REQUIREMENTS -
Exactly as written, retype the listing below, omitting the pictures.

[Start INFORMATION PROVIDED]

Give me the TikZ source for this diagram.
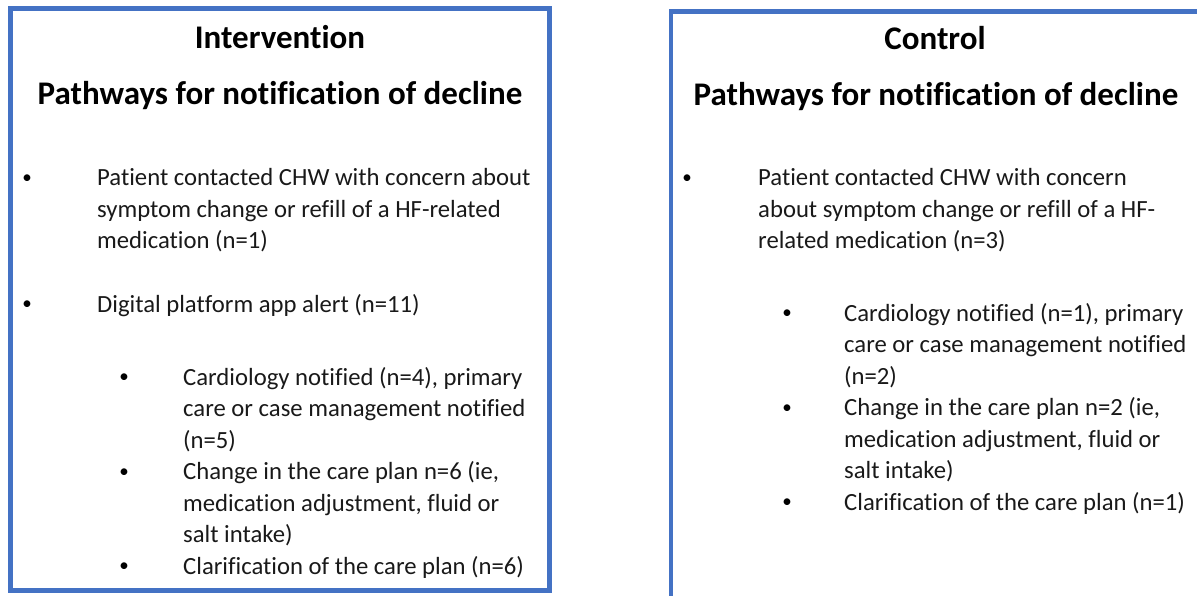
\documentclass[tikz,border=0pt]{standalone}
\usepackage{fontspec}
\setmainfont{Carlito}[Ligatures=NoCommon]
\definecolor{boxblue}{RGB}{68,114,196}
\tikzset{
panel/.style={draw=boxblue, line width=4.5pt},
heading/.style={font=\fontsize{33}{38}\selectfont\bfseries, anchor=base, inner sep=0pt},
itemtext/.style={font=\fontsize{24.7}{31.5}\selectfont, align=left, anchor=base west, inner sep=0pt, text=black!90},
bulletdot/.style={font=\fontsize{19}{24}\selectfont, anchor=base, inner sep=0pt, yshift=2.5pt},
}

\begin{document}
\begin{tikzpicture}[x=1pt, y=-1pt]
    \useasboundingbox (0,0) rectangle (1197,596);
    \clip (0,0) rectangle (1197,596);

    % intervention panel (multi-line nodes sit on their last line)
    \draw[panel] (10.5,8.5) rectangle (549.5,590.5);
    \node[heading] (intTitle) at (280,48.5) {Intervention};
    \node[heading] (intSub) at (280,105) {Pathways for notification of decline};

    \node[bulletdot] (intB1) at (27,186) {•};
    \node[itemtext] (intI1) at (97,249) {Patient contacted CHW with concern about\\symptom change or refill of a HF-related\\medication (n=1)};
    \node[bulletdot] (intB2) at (27,312) {•};
    \node[itemtext] (intI2) at (97,312) {Digital platform app alert (n=11)};

    \node[bulletdot] (intS1b) at (124,385) {•};
    \node[itemtext] (intS1) at (183,448) {Cardiology notified (n=4), primary\\care or case management notified\\(n=5)};
    \node[bulletdot] (intS2b) at (124,479.5) {•};
    \node[itemtext] (intS2) at (183,542.5) {Change in the care plan n=6 (ie,\\medication adjustment, fluid or\\salt intake)};
    \node[bulletdot] (intS3b) at (124,574) {•};
    \node[itemtext] (intS3) at (183,574) {Clarification of the care plan (n=6)};

    % control panel
    \draw[panel] (671,11.5) rectangle (1220,620);
    \node[heading] (ctlTitle) at (935,49.5) {Control};
    \node[heading] (ctlSub) at (936,106) {Pathways for notification of decline};

    \node[bulletdot] (ctlB1) at (687,186) {•};
    \node[itemtext] (ctlI1) at (758,249) {Patient contacted CHW with concern\\about symptom change or refill of a HF-\\related medication (n=3)};

    \node[bulletdot] (ctlS1b) at (787,321) {•};
    \node[itemtext] (ctlS1) at (844,384) {Cardiology notified (n=1), primary\\care or case management notified\\(n=2)};
    \node[bulletdot] (ctlS2b) at (787,415.5) {•};
    \node[itemtext] (ctlS2) at (844,478.5) {Change in the care plan n=2 (ie,\\medication adjustment, fluid or\\salt intake)};
    \node[bulletdot] (ctlS3b) at (787,510) {•};
    \node[itemtext] (ctlS3) at (844,510) {Clarification of the care plan (n=1)};
\end{tikzpicture}
\end{document}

[End INFORMATION PROVIDED]

RESULT OF THE EXERCISE -
Give me the TikZ source for this diagram.
\documentclass[tikz,border=0pt]{standalone}
\usepackage{fontspec}
\setmainfont{Carlito}[Ligatures=NoCommon]
\definecolor{boxblue}{RGB}{68,114,196}
\tikzset{
panel/.style={draw=boxblue, line width=4.5pt},
heading/.style={font=\fontsize{33}{38}\selectfont\bfseries, anchor=base, inner sep=0pt},
itemtext/.style={font=\fontsize{24.7}{31.5}\selectfont, align=left, anchor=base west, inner sep=0pt, text=black!90},
bulletdot/.style={font=\fontsize{19}{24}\selectfont, anchor=base, inner sep=0pt, yshift=2.5pt},
}

\begin{document}
\begin{tikzpicture}[x=1pt, y=-1pt]
    \useasboundingbox (0,0) rectangle (1197,596);
    \clip (0,0) rectangle (1197,596);

    % intervention panel (multi-line nodes sit on their last line)
    \draw[panel] (10.5,8.5) rectangle (549.5,590.5);
    \node[heading] (intTitle) at (280,48.5) {Intervention};
    \node[heading] (intSub) at (280,105) {Pathways for notification of decline};

    \node[bulletdot] (intB1) at (27,186) {•};
    \node[itemtext] (intI1) at (97,249) {Patient contacted CHW with concern about\\symptom change or refill of a HF-related\\medication (n=1)};
    \node[bulletdot] (intB2) at (27,312) {•};
    \node[itemtext] (intI2) at (97,312) {Digital platform app alert (n=11)};

    \node[bulletdot] (intS1b) at (124,385) {•};
    \node[itemtext] (intS1) at (183,448) {Cardiology notified (n=4), primary\\care or case management notified\\(n=5)};
    \node[bulletdot] (intS2b) at (124,479.5) {•};
    \node[itemtext] (intS2) at (183,542.5) {Change in the care plan n=6 (ie,\\medication adjustment, fluid or\\salt intake)};
    \node[bulletdot] (intS3b) at (124,574) {•};
    \node[itemtext] (intS3) at (183,574) {Clarification of the care plan (n=6)};

    % control panel
    \draw[panel] (671,11.5) rectangle (1220,620);
    \node[heading] (ctlTitle) at (935,49.5) {Control};
    \node[heading] (ctlSub) at (936,106) {Pathways for notification of decline};

    \node[bulletdot] (ctlB1) at (687,186) {•};
    \node[itemtext] (ctlI1) at (758,249) {Patient contacted CHW with concern\\about symptom change or refill of a HF-\\related medication (n=3)};

    \node[bulletdot] (ctlS1b) at (787,321) {•};
    \node[itemtext] (ctlS1) at (844,384) {Cardiology notified (n=1), primary\\care or case management notified\\(n=2)};
    \node[bulletdot] (ctlS2b) at (787,415.5) {•};
    \node[itemtext] (ctlS2) at (844,478.5) {Change in the care plan n=2 (ie,\\medication adjustment, fluid or\\salt intake)};
    \node[bulletdot] (ctlS3b) at (787,510) {•};
    \node[itemtext] (ctlS3) at (844,510) {Clarification of the care plan (n=1)};
\end{tikzpicture}
\end{document}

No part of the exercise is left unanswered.